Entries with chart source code

* START *

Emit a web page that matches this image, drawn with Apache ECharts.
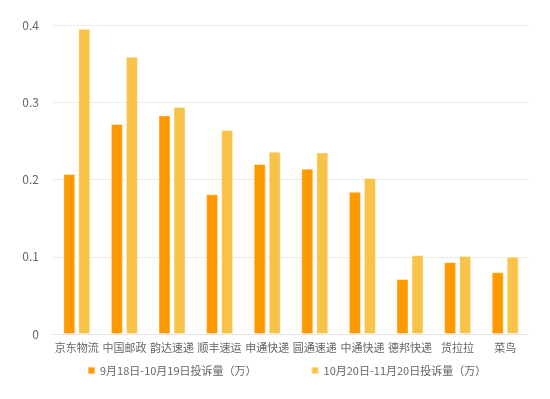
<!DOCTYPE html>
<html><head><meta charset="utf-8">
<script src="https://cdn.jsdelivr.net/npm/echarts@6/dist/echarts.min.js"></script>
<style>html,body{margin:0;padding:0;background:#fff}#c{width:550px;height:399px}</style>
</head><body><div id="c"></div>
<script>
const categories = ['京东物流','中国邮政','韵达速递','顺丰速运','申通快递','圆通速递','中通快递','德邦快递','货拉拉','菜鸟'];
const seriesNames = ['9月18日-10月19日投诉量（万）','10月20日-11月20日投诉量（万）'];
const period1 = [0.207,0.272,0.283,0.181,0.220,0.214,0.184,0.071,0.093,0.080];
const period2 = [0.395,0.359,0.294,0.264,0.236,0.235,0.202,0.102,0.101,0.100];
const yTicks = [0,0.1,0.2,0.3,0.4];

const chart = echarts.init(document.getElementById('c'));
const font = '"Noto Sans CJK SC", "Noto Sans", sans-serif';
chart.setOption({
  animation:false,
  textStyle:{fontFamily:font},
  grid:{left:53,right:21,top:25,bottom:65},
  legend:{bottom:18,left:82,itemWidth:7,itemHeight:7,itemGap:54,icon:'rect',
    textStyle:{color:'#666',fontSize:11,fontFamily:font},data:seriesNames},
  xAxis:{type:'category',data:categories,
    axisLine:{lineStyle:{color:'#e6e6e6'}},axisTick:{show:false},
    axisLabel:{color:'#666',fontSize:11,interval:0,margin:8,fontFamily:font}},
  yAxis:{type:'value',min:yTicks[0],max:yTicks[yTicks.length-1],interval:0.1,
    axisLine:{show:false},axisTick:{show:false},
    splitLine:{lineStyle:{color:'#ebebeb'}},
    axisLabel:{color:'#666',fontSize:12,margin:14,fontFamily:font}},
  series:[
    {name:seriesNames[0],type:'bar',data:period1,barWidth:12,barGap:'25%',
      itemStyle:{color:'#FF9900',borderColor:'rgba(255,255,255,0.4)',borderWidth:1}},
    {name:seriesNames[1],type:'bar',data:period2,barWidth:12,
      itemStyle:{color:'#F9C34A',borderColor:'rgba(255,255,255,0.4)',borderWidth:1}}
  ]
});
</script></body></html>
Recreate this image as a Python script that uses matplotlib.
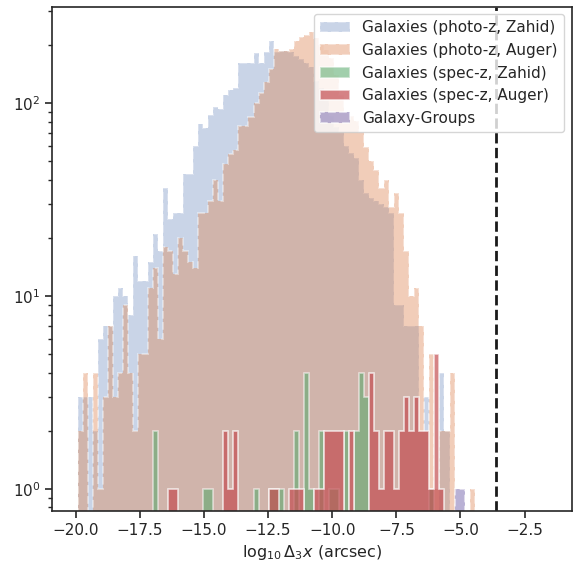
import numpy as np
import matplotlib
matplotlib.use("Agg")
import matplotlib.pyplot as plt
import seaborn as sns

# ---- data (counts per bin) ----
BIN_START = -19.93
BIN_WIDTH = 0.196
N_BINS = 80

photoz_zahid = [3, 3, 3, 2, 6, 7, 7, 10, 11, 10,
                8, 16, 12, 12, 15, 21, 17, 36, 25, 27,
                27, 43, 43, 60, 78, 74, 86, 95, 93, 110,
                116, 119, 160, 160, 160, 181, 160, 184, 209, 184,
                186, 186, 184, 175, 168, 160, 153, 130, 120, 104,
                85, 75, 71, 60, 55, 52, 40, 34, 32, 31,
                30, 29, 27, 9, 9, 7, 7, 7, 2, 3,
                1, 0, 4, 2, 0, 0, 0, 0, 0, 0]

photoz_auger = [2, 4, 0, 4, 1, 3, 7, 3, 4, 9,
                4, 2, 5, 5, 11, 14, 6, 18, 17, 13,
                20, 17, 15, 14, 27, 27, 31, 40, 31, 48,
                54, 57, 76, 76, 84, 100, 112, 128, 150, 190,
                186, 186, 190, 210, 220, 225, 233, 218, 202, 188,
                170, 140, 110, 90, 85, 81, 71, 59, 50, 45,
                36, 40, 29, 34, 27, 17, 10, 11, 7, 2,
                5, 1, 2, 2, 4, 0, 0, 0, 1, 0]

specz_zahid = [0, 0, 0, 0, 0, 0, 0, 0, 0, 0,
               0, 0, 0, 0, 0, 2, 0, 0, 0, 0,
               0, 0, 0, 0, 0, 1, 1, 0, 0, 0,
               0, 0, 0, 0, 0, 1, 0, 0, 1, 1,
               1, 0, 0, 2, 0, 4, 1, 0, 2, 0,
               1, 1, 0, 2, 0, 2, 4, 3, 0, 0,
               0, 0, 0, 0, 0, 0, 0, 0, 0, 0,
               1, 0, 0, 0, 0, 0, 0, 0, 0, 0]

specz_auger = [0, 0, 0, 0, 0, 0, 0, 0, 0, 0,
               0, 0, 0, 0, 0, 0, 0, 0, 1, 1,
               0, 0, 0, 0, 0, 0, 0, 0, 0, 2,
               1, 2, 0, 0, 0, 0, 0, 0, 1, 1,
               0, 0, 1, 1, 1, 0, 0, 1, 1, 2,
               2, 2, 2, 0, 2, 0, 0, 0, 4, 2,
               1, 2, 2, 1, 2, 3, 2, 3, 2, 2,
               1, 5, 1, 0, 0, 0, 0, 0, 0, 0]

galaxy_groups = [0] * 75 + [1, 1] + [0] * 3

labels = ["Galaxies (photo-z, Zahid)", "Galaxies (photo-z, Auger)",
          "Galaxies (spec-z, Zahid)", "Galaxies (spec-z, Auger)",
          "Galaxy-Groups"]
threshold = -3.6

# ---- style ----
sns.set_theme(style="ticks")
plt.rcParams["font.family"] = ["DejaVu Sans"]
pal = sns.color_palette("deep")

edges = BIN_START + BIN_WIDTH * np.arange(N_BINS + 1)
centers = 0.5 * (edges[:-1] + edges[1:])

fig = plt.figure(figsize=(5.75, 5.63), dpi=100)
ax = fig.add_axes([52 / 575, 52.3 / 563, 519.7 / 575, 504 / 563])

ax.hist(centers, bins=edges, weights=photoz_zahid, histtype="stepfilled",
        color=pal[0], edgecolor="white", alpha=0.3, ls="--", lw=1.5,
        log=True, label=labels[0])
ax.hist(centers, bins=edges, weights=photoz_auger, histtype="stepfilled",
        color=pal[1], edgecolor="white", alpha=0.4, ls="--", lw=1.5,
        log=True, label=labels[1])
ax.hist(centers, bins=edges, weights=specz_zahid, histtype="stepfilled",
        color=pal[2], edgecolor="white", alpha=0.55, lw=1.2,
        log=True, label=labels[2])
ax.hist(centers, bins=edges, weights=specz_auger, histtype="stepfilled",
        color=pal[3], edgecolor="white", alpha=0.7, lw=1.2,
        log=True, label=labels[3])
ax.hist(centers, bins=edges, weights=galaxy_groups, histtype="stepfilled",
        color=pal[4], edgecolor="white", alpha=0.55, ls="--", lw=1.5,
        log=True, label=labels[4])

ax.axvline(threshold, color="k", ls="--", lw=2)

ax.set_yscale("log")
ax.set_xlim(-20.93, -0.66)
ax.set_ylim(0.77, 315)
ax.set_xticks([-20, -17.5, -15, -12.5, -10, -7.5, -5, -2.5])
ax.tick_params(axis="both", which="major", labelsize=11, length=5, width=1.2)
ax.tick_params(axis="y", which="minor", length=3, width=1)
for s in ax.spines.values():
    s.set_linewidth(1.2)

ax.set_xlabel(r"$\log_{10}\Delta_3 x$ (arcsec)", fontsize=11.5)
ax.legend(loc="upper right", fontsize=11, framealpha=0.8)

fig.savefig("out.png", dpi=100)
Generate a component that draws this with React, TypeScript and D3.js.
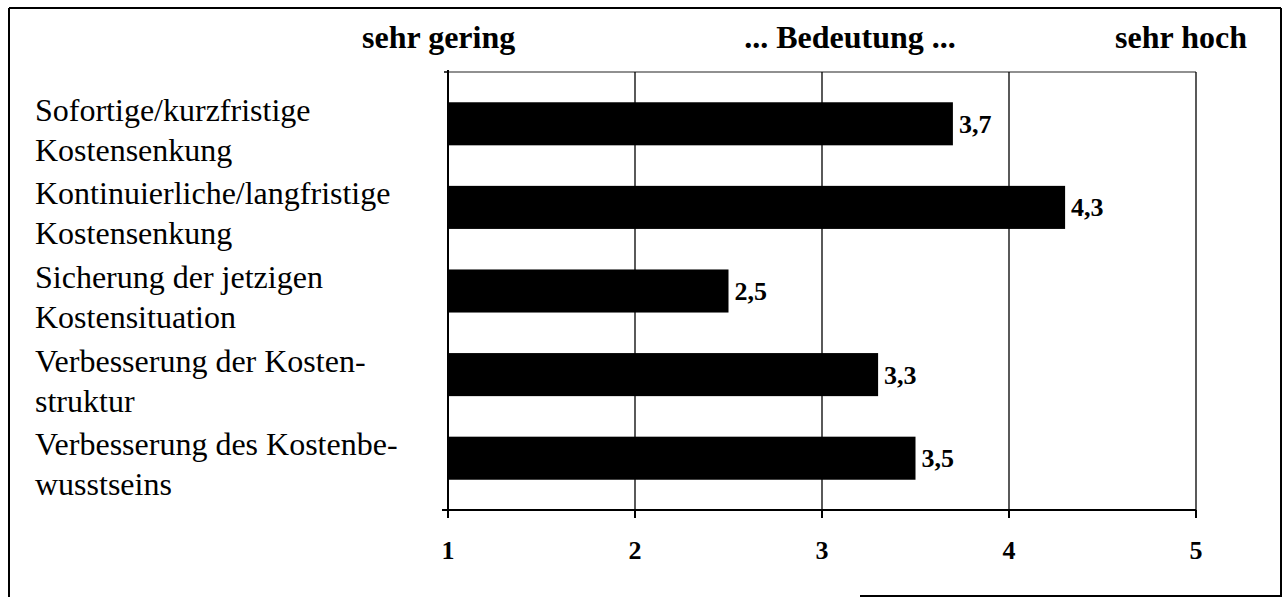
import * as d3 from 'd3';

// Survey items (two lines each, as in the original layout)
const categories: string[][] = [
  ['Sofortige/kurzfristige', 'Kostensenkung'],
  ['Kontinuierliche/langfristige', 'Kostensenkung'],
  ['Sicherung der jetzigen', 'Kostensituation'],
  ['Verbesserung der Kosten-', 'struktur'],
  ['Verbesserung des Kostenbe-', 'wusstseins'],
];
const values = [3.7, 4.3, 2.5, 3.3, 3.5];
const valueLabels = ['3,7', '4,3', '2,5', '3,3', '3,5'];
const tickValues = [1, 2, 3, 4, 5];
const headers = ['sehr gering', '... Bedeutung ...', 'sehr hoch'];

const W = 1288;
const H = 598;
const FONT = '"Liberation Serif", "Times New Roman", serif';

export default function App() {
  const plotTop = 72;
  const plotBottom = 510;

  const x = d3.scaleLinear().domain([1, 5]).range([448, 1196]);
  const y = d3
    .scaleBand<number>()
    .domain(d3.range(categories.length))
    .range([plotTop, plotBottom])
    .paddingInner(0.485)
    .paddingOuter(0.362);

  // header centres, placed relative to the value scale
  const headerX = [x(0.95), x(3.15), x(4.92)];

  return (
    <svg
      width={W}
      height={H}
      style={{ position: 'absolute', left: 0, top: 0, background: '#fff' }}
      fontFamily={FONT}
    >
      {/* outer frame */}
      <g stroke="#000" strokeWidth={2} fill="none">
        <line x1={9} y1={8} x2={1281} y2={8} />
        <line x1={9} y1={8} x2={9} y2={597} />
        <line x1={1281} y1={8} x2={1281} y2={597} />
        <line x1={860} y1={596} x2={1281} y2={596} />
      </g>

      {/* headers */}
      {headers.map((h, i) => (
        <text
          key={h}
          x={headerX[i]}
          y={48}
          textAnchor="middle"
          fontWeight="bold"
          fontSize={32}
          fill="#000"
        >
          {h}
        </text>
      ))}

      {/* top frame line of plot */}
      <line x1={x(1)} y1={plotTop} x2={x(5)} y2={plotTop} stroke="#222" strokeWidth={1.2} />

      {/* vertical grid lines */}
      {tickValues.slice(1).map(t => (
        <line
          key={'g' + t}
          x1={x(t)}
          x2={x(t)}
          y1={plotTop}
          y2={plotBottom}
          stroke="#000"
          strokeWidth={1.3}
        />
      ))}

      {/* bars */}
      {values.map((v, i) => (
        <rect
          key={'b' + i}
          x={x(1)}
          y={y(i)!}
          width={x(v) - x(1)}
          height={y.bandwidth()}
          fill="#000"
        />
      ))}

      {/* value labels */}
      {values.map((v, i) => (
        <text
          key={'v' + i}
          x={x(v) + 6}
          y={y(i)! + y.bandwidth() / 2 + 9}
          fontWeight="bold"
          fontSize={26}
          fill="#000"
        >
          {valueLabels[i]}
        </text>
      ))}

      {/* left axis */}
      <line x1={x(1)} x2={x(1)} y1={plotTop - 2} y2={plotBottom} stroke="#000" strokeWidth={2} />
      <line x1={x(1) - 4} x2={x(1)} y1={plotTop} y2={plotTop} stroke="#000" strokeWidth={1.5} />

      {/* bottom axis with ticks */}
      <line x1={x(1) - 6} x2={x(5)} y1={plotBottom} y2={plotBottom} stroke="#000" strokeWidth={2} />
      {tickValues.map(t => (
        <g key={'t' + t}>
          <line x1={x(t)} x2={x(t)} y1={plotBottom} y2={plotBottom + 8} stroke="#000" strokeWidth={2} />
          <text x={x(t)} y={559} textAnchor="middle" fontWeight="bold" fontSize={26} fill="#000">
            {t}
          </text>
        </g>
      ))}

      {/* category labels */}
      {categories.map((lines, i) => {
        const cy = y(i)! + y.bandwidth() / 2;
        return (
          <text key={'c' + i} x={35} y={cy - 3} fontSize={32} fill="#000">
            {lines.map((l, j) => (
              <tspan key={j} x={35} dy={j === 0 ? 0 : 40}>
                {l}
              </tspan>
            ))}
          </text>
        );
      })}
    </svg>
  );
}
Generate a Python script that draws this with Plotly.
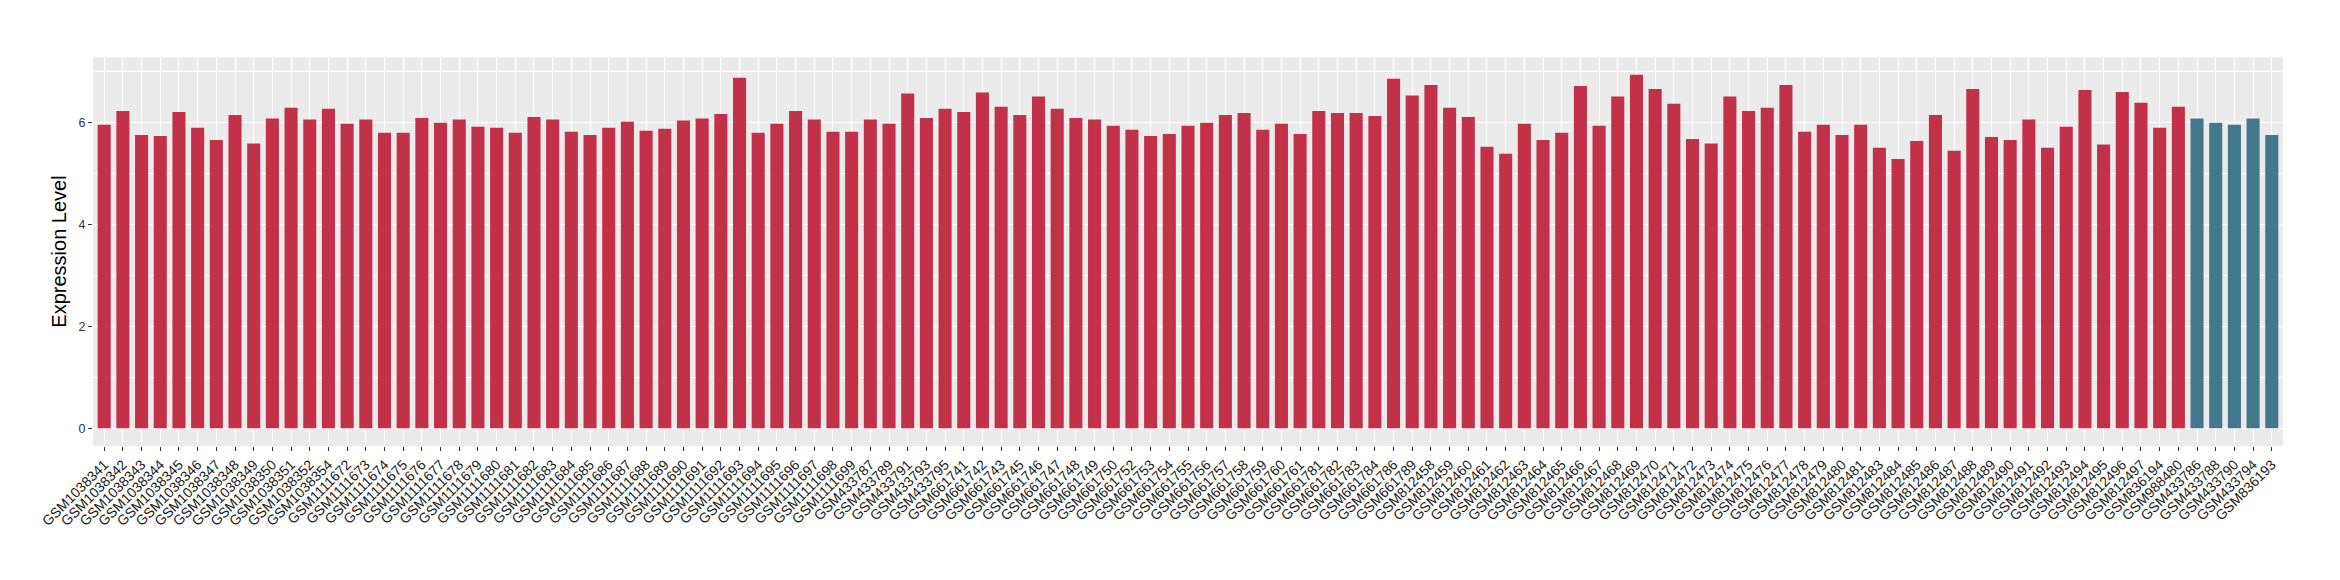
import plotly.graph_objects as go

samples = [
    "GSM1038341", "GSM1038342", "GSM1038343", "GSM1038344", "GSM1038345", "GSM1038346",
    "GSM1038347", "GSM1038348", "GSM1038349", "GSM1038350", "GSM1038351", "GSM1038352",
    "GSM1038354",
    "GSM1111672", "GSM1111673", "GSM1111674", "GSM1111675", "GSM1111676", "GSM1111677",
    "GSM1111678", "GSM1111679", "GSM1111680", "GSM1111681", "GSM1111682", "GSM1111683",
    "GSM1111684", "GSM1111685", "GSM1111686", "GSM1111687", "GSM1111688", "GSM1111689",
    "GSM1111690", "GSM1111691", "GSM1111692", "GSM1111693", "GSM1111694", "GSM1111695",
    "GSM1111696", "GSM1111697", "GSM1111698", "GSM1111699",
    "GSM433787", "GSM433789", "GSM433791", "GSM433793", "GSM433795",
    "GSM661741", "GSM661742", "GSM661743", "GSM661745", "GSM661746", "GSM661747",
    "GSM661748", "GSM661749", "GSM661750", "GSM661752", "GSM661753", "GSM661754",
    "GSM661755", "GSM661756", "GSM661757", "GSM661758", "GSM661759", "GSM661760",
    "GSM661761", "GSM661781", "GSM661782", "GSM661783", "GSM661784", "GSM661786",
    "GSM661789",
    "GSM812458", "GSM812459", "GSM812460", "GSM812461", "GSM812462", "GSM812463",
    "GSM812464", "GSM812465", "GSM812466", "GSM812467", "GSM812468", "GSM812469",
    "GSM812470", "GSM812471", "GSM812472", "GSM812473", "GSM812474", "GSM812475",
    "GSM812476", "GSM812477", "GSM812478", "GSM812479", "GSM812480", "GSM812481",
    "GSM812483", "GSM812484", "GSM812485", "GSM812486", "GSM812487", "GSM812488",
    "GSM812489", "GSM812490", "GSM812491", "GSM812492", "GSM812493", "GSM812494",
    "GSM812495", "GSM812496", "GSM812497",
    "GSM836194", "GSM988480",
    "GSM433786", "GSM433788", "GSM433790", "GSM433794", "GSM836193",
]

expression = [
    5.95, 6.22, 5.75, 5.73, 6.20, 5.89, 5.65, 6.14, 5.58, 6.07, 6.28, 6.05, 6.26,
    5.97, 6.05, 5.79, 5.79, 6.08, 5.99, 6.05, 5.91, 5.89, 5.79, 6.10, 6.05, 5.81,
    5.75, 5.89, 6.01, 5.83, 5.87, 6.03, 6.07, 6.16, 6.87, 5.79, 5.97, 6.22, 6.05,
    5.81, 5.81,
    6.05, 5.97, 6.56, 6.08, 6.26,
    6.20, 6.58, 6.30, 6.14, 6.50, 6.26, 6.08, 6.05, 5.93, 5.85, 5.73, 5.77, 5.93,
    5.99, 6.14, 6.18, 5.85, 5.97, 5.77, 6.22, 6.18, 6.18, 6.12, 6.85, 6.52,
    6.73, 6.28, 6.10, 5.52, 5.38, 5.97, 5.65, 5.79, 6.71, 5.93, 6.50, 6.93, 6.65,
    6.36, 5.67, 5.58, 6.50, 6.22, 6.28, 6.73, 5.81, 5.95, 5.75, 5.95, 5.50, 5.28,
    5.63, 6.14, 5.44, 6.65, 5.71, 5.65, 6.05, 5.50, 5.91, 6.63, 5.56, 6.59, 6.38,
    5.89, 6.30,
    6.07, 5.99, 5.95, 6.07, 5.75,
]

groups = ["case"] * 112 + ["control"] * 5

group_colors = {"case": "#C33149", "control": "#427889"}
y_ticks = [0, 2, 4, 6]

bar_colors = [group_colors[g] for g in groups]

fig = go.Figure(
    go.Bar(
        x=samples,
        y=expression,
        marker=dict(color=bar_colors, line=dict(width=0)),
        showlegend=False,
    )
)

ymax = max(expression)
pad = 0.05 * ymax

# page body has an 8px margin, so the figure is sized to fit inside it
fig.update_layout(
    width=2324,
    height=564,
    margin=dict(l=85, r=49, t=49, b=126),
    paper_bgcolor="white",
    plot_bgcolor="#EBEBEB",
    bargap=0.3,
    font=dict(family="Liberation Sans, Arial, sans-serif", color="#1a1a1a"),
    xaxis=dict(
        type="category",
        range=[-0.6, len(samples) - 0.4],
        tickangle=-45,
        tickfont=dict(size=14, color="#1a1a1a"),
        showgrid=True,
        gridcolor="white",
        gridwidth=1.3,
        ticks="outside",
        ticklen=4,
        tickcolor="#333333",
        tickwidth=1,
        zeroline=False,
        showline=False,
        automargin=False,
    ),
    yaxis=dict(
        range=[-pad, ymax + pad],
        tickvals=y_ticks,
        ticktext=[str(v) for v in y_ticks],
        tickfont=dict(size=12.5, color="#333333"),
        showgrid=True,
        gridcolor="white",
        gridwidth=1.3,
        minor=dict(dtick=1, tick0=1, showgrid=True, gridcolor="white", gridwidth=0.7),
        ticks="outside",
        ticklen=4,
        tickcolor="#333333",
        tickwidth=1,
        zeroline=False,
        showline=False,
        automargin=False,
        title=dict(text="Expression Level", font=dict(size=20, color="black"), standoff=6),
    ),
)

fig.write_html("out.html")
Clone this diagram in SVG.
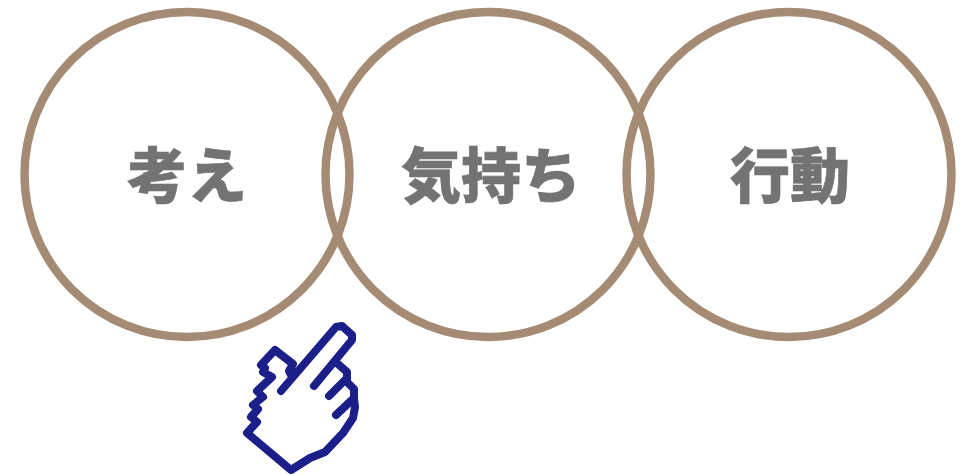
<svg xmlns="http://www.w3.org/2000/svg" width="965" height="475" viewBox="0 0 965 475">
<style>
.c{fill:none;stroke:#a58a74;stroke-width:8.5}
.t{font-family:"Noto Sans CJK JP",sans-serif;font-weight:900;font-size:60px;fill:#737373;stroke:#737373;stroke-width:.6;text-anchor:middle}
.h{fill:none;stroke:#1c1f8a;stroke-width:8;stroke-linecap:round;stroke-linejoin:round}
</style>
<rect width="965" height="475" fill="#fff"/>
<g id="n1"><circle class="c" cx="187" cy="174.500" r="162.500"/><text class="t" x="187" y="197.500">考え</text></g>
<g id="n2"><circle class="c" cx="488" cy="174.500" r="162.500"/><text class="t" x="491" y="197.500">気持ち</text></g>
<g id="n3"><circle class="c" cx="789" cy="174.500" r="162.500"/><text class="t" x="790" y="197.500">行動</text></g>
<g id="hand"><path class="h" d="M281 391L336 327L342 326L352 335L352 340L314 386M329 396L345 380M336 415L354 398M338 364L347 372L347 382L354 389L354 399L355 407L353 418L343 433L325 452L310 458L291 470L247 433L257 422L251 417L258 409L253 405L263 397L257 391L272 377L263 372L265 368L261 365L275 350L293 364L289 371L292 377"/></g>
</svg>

* END *

**Aim:**
With all pictures left out, please transcribe exactly the lines from the start of the material through the line with "const yTicks = [0,0.1,0.2,0.3,0.4];".

**Complete answer:**
Emit a web page that matches this image, drawn with Apache ECharts.
<!DOCTYPE html>
<html><head><meta charset="utf-8">
<script src="https://cdn.jsdelivr.net/npm/echarts@6/dist/echarts.min.js"></script>
<style>html,body{margin:0;padding:0;background:#fff}#c{width:550px;height:399px}</style>
</head><body><div id="c"></div>
<script>
const categories = ['京东物流','中国邮政','韵达速递','顺丰速运','申通快递','圆通速递','中通快递','德邦快递','货拉拉','菜鸟'];
const seriesNames = ['9月18日-10月19日投诉量（万）','10月20日-11月20日投诉量（万）'];
const period1 = [0.207,0.272,0.283,0.181,0.220,0.214,0.184,0.071,0.093,0.080];
const period2 = [0.395,0.359,0.294,0.264,0.236,0.235,0.202,0.102,0.101,0.100];
const yTicks = [0,0.1,0.2,0.3,0.4];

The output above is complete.